Mean survival in the clinical trial model was 7.64 years for the usual care, 8.91 years for triple therapy and 10.04 years for quadruple therapy, whereas mean survival in the real-world model was 3.04 years for the usual care, 3.61 years for triple therapy and 4.12 years for quadruple therapy, Fonarow and colleagues found.
The incremental cost-effectiveness ratio (ICER) for triple therapy was $8,000 per quality-adjusted life-year in the clinical trial model and $7,000 per QALY in the real-world model, according to the researchers.
The ICER for quadruple therapy was $60,000 per QALY in the clinical trial model and $54,000 per QALY in the real-world model, and ICERs were higher for the quadruple therapy strategy because of the additional costs of sacubitril/valsartan and SGLT2 inhibitors, the researchers found.
“If ARNI and SGLT2 inhibitor therapy were available at generic pricing in 3 years, the ICERs in the [quadruple-therapy] cohorts decrease to $24,000 and $33,000 in the clinical trial and real-world models, respectively,” the researchers wrote in the simultaneous publication. “If they were available at generic pricing now, then the ICERs drop to $7,000 in both models.”

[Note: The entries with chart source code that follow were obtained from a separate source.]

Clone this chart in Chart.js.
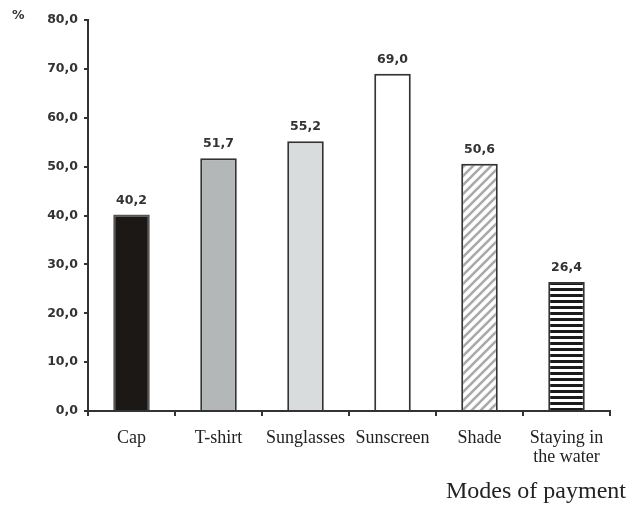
<!DOCTYPE html>
<html>
<head>
<meta charset="utf-8">
<script src="https://cdn.jsdelivr.net/npm/chart.js@4.4.0/dist/chart.umd.min.js"></script>
<style>
  body { margin: 0; background: #fff; }
  #wrap { position: relative; width: 636px; height: 505px; }
  #pct { position: absolute; left: 12px; top: 7px; font: bold 12.5px "DejaVu Sans", sans-serif; color: #333; }
  #xtitle { position: absolute; right: 10px; top: 478px; font: 24px "Liberation Serif", serif; line-height: 1; color: #222; }
</style>
</head>
<body>
<div id="wrap">
  <canvas id="chart" width="636" height="505"></canvas>
  <div id="pct">%</div>
  <div id="xtitle">Modes of payment</div>
</div>
<script>
// data
const categories = ["Cap", "T-shirt", "Sunglasses", "Sunscreen", "Shade", ["Staying in", "the water"]];
const values = [40.2, 51.7, 55.2, 69.0, 50.6, 26.4];
const yTicks = [0, 10, 20, 30, 40, 50, 60, 70, 80];

const fmt = v => v.toFixed(1).replace(".", ",");

// hatch patterns
function diagPattern() {
  const s = 9;
  const c = document.createElement("canvas");
  c.width = s; c.height = s;
  const g = c.getContext("2d");
  g.fillStyle = "#fff";
  g.fillRect(0, 0, s, s);
  g.strokeStyle = "#a9a9a9";
  g.lineWidth = 2.6;
  g.beginPath();
  for (const o of [-s, 0, s]) {
    g.moveTo(o - 1, s + 1); g.lineTo(o + s + 1, -1);
  }
  g.stroke();
  return g.createPattern(c, "repeat");
}
function stripePattern() {
  const c = document.createElement("canvas");
  c.width = 4; c.height = 6;
  const g = c.getContext("2d");
  g.fillStyle = "#fff";
  g.fillRect(0, 0, 4, 6);
  g.fillStyle = "#1a1a1a";
  g.fillRect(0, 0, 4, 3);
  return g.createPattern(c, "repeat");
}

const fills = ["#1c1816", "#b3b7b7", "#d8dcdc", "#ffffff", diagPattern(), stripePattern()];
const borders = ["#555", "#333", "#333", "#333", "#333", "#333"];

const valueLabels = {
  id: "valueLabels",
  afterDatasetsDraw(chart) {
    const ctx = chart.ctx;
    const meta = chart.getDatasetMeta(0);
    ctx.save();
    ctx.font = "bold 12.5px 'DejaVu Sans', sans-serif";
    ctx.fillStyle = "#333";
    ctx.textAlign = "center";
    ctx.textBaseline = "alphabetic";
    meta.data.forEach((bar, i) => {
      ctx.fillText(fmt(values[i]), bar.x, bar.y - 11);
    });
    ctx.restore();
  }
};

new Chart(document.getElementById("chart"), {
  type: "bar",
  data: {
    labels: categories,
    datasets: [{
      data: values,
      backgroundColor: fills,
      borderColor: borders,
      borderWidth: 2,
      barPercentage: 0.42,
      categoryPercentage: 1
    }]
  },
  options: {
    responsive: false,
    animation: false,
    layout: { padding: { top: 20, right: 26, left: 0, bottom: 0 } },
    plugins: { legend: { display: false }, tooltip: { enabled: false } },
    scales: {
      x: {
        grid: { display: true, offset: true, drawOnChartArea: false, drawTicks: true, tickLength: 5, color: "#333", lineWidth: 2 },
        border: { color: "#333", width: 2 },
        ticks: {
          color: "#222",
          font: { family: "'Liberation Serif', serif", size: 18, lineHeight: 1.1 },
          padding: 12,
          maxRotation: 0,
          autoSkip: false
        },
        afterFit(scale) { scale.height = 94; }
      },
      y: {
        min: 0,
        max: 80,
        afterBuildTicks(scale) { scale.ticks = yTicks.map(v => ({ value: v })); },
        grid: { display: true, drawOnChartArea: false, drawTicks: true, tickLength: 4, color: "#333", lineWidth: 2 },
        border: { color: "#333", width: 2 },
        ticks: {
          color: "#333",
          font: { family: "'DejaVu Sans', sans-serif", size: 12.5, weight: "bold" },
          padding: 6,
          callback: v => fmt(v)
        },
        afterFit(scale) { scale.width = 88; }
      }
    }
  },
  plugins: [valueLabels]
});
</script>
</body>
</html>
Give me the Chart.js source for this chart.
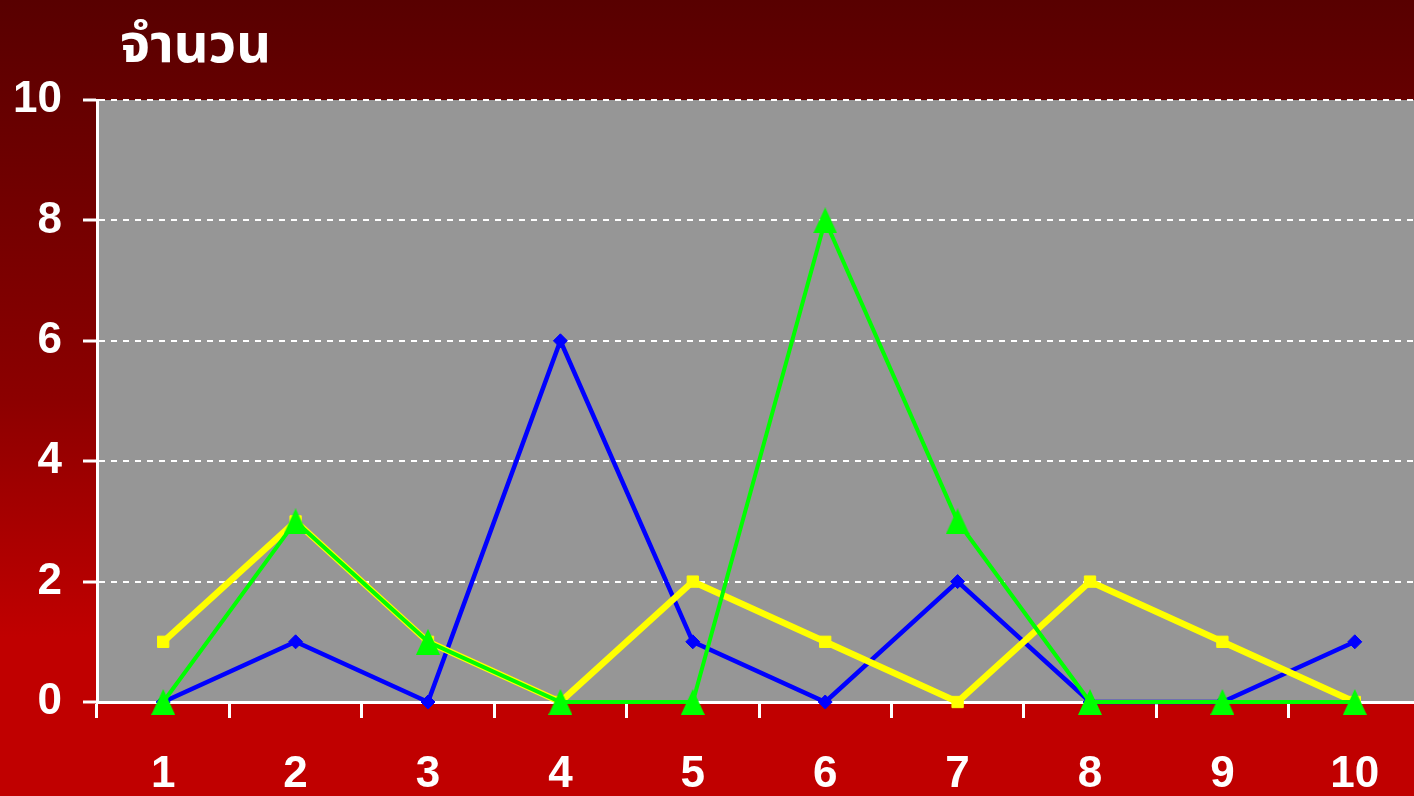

“This study demonstrates that an intensive GDMT optimization program targeting patients hospitalized with HFrEF would result in substantial gains in clinical outcomes, be extremely cost-effective and provide very high value,” Fonarow told Healio. “These findings were robust across a range of modeling assumptions. The greatest gains in clinical outcomes would occur with the use of optimal quadruple GDMT (ARNI plus beta-blocker plus [mineralocorticoid receptor antagonist] plus SGLT2 inhibitor). The implications of these findings are that clinicians, health systems, payers and policymakers should prioritize implementation of programs to achieve in-hospital and early post-discharge intensive optimization of comprehensive GDMT in all eligible patients hospitalized with HFrEF. If intensive GDMT optimization programs were successfully deployed throughout the U.S. for HFrEF, hundreds of thousands of rehospitalizations and premature cardiovascular deaths could be prevented each year compared to the current usual care being provided in the U.S.”